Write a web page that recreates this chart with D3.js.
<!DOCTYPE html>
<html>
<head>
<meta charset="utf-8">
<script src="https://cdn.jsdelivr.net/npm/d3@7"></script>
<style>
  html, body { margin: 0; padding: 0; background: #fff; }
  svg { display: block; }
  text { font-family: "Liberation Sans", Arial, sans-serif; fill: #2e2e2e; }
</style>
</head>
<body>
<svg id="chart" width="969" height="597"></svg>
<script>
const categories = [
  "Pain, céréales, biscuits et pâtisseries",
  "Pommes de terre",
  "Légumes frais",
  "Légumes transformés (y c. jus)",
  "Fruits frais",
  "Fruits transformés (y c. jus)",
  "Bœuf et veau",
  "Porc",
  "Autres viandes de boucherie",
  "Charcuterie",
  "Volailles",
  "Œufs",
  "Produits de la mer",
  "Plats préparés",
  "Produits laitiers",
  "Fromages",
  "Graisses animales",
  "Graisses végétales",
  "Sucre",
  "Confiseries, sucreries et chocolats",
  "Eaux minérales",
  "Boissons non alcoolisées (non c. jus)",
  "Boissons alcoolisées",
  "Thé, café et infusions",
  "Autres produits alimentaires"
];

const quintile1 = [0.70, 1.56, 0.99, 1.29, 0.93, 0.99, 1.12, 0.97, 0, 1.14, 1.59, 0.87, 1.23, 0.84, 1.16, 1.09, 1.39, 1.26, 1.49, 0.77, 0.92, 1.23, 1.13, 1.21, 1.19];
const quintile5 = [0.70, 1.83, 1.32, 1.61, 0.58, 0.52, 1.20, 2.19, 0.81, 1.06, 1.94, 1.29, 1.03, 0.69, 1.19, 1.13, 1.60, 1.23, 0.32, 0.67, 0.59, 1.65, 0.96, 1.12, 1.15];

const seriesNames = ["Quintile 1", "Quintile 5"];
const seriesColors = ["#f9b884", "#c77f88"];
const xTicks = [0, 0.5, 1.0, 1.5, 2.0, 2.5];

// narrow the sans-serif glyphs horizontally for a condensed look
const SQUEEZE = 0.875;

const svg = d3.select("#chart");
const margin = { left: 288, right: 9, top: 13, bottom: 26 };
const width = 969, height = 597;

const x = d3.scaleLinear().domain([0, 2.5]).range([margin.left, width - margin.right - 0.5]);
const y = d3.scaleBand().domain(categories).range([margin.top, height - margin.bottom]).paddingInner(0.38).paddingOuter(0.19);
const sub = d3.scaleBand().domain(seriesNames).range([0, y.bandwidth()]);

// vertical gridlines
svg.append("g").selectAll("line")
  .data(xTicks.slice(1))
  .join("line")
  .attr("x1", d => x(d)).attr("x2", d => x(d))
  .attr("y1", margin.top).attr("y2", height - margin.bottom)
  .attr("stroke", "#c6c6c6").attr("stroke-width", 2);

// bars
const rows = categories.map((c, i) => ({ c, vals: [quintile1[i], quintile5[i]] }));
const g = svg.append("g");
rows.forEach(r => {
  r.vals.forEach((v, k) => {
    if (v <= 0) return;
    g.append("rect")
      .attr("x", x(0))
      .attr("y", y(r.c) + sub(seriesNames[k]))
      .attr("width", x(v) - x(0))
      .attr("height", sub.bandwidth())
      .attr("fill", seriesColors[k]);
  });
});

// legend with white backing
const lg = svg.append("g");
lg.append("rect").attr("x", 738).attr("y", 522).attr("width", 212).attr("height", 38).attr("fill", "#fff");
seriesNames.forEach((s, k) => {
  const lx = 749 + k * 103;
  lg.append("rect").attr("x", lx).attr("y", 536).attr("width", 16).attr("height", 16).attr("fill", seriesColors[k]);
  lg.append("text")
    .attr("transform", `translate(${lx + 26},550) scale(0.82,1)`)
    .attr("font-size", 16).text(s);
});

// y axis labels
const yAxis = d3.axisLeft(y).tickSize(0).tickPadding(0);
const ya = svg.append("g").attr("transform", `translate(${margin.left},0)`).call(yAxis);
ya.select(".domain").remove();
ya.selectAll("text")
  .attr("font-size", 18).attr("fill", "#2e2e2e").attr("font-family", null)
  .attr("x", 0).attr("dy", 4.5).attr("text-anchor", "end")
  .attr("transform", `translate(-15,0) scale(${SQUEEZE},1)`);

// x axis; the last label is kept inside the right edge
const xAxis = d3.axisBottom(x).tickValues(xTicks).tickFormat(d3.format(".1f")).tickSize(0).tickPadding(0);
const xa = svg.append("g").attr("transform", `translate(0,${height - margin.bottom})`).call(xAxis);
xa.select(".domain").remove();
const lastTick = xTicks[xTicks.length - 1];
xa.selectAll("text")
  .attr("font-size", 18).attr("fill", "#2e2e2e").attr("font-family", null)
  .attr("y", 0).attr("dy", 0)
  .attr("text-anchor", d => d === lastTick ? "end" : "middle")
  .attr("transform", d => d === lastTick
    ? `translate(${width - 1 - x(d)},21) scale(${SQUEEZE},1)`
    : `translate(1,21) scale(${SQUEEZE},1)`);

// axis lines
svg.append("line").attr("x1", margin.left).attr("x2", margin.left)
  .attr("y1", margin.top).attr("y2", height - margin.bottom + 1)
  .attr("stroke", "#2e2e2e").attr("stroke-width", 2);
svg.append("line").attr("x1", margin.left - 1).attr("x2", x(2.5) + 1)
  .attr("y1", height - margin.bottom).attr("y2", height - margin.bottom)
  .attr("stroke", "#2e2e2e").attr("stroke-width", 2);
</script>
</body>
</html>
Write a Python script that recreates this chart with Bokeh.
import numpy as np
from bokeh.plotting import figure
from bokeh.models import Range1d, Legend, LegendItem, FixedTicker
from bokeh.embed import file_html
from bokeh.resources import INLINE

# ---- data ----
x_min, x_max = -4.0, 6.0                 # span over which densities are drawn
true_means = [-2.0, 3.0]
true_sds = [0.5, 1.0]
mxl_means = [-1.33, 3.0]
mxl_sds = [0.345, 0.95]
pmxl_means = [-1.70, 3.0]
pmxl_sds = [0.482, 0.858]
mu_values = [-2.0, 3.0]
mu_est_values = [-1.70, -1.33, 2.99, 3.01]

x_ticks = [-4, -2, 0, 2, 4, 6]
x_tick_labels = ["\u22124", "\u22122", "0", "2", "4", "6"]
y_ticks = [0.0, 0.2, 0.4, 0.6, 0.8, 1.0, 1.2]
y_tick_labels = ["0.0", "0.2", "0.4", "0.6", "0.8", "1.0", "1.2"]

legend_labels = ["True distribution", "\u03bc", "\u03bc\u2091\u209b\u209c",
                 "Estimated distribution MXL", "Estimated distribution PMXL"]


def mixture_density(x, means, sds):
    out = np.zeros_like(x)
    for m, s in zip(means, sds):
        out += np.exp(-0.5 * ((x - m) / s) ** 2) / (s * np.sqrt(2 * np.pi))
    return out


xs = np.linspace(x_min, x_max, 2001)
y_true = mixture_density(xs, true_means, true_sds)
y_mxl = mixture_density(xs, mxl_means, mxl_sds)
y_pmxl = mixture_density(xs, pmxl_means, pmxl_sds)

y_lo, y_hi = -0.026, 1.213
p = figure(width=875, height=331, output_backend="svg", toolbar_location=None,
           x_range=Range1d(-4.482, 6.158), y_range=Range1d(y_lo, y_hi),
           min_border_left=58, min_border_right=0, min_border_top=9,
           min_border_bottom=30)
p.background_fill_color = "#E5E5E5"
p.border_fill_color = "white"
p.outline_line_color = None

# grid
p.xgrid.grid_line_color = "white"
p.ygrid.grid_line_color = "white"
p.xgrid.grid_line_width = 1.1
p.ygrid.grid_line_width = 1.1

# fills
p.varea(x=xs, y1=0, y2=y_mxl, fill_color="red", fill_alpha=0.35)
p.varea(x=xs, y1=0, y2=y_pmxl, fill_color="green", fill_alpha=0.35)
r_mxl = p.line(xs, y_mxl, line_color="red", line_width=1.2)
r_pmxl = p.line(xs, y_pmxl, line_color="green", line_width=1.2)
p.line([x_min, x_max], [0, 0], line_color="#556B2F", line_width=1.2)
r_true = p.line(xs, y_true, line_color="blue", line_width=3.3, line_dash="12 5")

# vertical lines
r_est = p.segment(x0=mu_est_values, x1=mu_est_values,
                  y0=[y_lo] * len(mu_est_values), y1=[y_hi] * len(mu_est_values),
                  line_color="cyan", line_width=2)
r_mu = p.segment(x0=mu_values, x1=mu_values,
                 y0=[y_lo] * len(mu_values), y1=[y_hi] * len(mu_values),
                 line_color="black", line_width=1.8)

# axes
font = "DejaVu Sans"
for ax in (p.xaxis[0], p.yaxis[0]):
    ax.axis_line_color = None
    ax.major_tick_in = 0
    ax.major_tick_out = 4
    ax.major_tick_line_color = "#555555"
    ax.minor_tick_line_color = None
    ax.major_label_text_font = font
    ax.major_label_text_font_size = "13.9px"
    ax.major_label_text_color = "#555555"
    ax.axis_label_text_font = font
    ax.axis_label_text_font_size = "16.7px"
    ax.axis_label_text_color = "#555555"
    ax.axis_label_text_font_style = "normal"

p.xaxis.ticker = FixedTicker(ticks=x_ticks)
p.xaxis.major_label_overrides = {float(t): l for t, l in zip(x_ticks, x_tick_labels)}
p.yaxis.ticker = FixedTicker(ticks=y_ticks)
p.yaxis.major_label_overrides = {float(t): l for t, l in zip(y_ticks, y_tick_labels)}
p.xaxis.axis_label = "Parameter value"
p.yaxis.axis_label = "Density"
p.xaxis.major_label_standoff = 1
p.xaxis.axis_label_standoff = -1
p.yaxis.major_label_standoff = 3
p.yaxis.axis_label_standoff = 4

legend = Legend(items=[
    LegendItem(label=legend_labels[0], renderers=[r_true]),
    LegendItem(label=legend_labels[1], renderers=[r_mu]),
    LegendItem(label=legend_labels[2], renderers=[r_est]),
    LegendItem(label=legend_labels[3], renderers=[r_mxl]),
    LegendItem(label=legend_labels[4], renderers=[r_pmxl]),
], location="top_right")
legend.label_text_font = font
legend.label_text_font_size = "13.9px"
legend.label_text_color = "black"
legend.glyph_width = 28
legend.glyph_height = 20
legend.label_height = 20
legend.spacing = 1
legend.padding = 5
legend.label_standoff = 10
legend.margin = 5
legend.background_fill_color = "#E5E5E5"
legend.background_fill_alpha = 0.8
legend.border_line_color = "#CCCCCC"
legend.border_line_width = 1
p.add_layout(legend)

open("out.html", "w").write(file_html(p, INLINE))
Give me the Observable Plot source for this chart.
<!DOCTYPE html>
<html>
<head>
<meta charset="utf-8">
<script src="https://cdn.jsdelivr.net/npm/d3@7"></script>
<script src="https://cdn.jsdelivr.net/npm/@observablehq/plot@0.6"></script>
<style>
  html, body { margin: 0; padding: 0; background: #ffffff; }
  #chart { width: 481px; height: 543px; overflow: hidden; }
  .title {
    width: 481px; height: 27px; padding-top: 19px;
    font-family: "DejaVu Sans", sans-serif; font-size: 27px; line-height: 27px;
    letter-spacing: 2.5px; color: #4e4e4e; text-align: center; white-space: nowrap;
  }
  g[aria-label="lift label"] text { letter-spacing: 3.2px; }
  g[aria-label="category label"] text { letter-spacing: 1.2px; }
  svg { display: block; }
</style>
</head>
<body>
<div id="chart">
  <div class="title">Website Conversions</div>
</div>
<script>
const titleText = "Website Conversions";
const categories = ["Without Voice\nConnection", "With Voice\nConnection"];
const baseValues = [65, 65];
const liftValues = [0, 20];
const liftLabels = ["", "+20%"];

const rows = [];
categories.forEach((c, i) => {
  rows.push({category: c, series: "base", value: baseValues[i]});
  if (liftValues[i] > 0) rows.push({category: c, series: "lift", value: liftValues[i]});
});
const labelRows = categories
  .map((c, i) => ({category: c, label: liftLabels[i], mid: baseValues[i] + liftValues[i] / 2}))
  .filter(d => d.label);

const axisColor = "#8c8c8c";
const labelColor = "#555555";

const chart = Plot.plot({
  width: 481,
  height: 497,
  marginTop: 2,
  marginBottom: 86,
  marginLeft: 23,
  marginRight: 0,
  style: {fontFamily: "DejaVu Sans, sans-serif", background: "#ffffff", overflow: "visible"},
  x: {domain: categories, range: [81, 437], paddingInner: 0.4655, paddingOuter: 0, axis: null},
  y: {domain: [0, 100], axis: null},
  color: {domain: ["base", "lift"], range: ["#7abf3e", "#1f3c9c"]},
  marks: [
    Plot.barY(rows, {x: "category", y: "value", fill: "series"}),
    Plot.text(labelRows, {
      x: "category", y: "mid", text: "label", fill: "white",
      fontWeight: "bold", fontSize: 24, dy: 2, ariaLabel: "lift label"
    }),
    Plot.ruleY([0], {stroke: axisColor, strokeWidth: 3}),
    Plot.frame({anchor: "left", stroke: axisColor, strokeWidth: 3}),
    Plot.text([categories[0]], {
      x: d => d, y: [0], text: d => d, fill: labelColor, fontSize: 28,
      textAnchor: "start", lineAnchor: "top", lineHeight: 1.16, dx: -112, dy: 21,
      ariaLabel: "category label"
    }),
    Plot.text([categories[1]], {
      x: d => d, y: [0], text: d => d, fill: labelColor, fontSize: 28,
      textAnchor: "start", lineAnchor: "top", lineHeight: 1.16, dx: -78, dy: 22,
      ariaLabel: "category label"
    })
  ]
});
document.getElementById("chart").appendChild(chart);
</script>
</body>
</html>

....

The lines to quote run from the one containing "Write a Python" to the one containing "from bokeh.resources import INLINE". Quote them exactly, with both of those lines, and nothing else.

Write a Python script that recreates this chart with Bokeh.
import numpy as np
from bokeh.plotting import figure
from bokeh.models import Range1d, Legend, LegendItem, FixedTicker
from bokeh.embed import file_html
from bokeh.resources import INLINE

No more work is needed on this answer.